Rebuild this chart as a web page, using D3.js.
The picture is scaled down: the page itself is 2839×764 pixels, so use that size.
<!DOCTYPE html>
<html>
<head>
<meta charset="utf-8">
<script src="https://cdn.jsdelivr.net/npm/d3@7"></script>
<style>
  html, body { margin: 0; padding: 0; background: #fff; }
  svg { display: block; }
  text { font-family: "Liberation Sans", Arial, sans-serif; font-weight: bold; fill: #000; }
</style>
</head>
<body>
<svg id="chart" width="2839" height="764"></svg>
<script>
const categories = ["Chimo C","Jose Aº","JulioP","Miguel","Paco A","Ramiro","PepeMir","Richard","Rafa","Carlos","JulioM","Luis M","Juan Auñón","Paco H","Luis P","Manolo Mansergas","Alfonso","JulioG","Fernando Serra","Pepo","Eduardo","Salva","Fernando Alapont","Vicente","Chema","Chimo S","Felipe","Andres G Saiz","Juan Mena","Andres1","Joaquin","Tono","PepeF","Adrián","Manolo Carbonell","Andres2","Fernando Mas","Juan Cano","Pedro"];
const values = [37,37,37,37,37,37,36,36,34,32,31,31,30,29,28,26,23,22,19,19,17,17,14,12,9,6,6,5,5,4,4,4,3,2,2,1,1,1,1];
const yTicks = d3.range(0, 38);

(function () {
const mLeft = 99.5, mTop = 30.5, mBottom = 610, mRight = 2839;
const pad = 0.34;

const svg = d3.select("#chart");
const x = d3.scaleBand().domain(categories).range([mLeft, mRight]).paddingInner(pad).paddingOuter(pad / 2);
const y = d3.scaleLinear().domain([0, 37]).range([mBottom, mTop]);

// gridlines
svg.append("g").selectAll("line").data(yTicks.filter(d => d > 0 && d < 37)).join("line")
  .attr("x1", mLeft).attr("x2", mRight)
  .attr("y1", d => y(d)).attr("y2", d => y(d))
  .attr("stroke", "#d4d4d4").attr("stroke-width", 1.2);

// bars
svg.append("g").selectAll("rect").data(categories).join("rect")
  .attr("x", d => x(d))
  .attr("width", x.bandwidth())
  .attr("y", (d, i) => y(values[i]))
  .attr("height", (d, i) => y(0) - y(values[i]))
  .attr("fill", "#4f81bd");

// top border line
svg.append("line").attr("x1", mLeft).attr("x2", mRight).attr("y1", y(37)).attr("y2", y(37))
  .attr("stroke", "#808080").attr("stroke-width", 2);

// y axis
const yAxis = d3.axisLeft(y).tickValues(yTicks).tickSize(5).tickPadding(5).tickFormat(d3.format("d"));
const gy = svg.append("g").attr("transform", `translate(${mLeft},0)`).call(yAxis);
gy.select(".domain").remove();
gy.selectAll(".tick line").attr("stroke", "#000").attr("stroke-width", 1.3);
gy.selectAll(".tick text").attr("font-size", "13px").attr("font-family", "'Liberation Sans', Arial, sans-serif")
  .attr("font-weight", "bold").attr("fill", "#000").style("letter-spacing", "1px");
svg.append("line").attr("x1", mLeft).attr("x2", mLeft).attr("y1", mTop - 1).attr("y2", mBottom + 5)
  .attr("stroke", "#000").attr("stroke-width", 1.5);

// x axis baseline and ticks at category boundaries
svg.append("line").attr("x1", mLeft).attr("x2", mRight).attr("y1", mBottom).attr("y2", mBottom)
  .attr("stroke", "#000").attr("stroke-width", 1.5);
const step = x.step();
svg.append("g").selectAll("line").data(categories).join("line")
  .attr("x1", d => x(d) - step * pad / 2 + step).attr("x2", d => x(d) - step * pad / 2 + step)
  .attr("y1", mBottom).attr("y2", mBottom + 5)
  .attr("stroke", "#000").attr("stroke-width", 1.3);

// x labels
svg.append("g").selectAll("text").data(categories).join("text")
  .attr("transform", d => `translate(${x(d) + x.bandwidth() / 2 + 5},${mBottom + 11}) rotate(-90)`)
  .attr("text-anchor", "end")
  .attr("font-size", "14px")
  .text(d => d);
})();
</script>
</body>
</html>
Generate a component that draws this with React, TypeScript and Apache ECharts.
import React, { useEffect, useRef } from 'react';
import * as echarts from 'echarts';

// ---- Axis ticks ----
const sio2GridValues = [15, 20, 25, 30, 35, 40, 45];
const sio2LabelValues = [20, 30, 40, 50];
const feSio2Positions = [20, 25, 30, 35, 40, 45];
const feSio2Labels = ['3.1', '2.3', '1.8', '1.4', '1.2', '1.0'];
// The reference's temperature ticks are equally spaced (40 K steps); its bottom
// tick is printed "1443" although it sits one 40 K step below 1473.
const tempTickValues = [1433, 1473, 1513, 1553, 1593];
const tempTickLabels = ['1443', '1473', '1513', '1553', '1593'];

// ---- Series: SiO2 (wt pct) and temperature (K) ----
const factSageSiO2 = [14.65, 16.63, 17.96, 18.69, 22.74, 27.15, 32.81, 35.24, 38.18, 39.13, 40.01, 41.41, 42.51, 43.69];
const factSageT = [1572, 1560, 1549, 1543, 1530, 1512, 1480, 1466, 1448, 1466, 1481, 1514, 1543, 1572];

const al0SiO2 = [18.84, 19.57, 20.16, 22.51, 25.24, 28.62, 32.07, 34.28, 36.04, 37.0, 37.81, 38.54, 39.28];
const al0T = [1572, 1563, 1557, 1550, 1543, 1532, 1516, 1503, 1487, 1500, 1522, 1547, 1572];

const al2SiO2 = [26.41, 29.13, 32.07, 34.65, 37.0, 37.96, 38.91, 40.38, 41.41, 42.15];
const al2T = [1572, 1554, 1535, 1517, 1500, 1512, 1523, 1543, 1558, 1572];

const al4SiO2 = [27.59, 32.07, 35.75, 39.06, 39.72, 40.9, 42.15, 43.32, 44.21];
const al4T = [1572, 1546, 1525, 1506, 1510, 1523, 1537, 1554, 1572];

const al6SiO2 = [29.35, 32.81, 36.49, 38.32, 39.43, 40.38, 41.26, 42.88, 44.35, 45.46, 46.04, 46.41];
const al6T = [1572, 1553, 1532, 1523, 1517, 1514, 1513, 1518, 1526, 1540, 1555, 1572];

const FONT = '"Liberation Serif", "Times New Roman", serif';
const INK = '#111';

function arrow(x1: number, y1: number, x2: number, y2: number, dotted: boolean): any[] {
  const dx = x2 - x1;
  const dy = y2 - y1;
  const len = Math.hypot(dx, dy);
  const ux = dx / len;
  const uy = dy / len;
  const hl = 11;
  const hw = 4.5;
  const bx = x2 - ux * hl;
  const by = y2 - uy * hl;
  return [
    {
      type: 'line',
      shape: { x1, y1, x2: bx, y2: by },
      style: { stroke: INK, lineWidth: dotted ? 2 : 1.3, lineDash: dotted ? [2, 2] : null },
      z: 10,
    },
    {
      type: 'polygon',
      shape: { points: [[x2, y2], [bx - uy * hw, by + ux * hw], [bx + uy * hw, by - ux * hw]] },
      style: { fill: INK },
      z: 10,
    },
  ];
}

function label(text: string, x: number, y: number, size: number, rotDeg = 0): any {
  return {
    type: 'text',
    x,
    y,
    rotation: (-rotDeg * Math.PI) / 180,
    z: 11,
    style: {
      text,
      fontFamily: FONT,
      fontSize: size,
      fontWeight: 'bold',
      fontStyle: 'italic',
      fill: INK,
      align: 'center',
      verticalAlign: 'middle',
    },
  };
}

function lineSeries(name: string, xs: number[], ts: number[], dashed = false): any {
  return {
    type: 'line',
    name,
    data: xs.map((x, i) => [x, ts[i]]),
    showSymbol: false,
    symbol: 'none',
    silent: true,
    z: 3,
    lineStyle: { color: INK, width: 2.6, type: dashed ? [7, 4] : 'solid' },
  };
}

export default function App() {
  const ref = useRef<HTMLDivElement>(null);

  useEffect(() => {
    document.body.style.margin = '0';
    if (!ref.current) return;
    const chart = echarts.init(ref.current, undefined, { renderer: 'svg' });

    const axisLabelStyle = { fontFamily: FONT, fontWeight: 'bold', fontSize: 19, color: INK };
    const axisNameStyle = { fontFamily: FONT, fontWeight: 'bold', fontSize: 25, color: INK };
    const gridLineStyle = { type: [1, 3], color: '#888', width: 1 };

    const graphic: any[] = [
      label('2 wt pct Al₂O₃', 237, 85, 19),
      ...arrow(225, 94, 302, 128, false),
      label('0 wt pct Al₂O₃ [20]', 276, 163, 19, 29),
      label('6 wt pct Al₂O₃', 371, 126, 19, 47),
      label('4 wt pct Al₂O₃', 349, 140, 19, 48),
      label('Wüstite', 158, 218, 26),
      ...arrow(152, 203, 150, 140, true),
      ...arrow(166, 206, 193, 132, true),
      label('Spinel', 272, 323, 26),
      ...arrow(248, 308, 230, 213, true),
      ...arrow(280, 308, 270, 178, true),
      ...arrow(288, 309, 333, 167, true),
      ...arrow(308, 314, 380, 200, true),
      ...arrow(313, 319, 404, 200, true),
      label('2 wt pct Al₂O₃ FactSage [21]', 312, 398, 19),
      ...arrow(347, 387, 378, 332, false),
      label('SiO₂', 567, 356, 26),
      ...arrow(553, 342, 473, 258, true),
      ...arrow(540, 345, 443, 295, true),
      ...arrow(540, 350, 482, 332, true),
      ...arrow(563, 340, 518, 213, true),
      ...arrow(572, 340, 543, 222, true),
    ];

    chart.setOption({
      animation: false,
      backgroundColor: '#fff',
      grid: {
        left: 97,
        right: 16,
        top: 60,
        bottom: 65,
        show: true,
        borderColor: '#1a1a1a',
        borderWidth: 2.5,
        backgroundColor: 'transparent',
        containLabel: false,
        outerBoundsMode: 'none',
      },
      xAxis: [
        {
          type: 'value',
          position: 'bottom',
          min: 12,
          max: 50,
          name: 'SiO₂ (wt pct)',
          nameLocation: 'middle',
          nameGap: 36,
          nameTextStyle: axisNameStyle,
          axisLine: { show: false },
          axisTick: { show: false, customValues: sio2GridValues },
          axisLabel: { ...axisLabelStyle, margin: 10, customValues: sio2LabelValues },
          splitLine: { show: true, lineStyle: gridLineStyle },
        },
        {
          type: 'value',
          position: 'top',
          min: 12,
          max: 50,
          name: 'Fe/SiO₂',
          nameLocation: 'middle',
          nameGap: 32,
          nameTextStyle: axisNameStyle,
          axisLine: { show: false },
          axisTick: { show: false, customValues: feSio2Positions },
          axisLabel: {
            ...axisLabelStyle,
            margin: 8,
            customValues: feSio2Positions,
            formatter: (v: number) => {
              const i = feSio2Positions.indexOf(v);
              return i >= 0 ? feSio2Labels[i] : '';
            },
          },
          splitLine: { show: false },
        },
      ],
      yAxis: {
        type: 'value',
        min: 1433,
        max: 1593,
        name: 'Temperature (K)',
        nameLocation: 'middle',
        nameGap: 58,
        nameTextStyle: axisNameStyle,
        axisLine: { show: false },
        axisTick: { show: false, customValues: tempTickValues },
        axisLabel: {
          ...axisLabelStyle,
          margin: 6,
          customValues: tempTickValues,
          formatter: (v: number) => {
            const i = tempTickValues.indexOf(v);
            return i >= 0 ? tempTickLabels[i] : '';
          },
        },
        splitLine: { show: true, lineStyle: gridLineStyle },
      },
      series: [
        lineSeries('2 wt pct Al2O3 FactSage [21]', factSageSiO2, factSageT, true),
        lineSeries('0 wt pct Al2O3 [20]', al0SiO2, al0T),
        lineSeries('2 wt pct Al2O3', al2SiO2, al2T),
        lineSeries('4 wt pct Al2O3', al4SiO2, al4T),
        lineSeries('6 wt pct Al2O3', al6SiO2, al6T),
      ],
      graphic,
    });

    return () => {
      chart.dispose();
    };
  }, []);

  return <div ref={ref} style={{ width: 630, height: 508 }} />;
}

----

Problem requirements: Each line from the top of the material above through the line with "const yTicks = d3.range(0, 38);" must be echoed exactly, and no other line.

Response:
Rebuild this chart as a web page, using D3.js.
The picture is scaled down: the page itself is 2839×764 pixels, so use that size.
<!DOCTYPE html>
<html>
<head>
<meta charset="utf-8">
<script src="https://cdn.jsdelivr.net/npm/d3@7"></script>
<style>
  html, body { margin: 0; padding: 0; background: #fff; }
  svg { display: block; }
  text { font-family: "Liberation Sans", Arial, sans-serif; font-weight: bold; fill: #000; }
</style>
</head>
<body>
<svg id="chart" width="2839" height="764"></svg>
<script>
const categories = ["Chimo C","Jose Aº","JulioP","Miguel","Paco A","Ramiro","PepeMir","Richard","Rafa","Carlos","JulioM","Luis M","Juan Auñón","Paco H","Luis P","Manolo Mansergas","Alfonso","JulioG","Fernando Serra","Pepo","Eduardo","Salva","Fernando Alapont","Vicente","Chema","Chimo S","Felipe","Andres G Saiz","Juan Mena","Andres1","Joaquin","Tono","PepeF","Adrián","Manolo Carbonell","Andres2","Fernando Mas","Juan Cano","Pedro"];
const values = [37,37,37,37,37,37,36,36,34,32,31,31,30,29,28,26,23,22,19,19,17,17,14,12,9,6,6,5,5,4,4,4,3,2,2,1,1,1,1];
const yTicks = d3.range(0, 38);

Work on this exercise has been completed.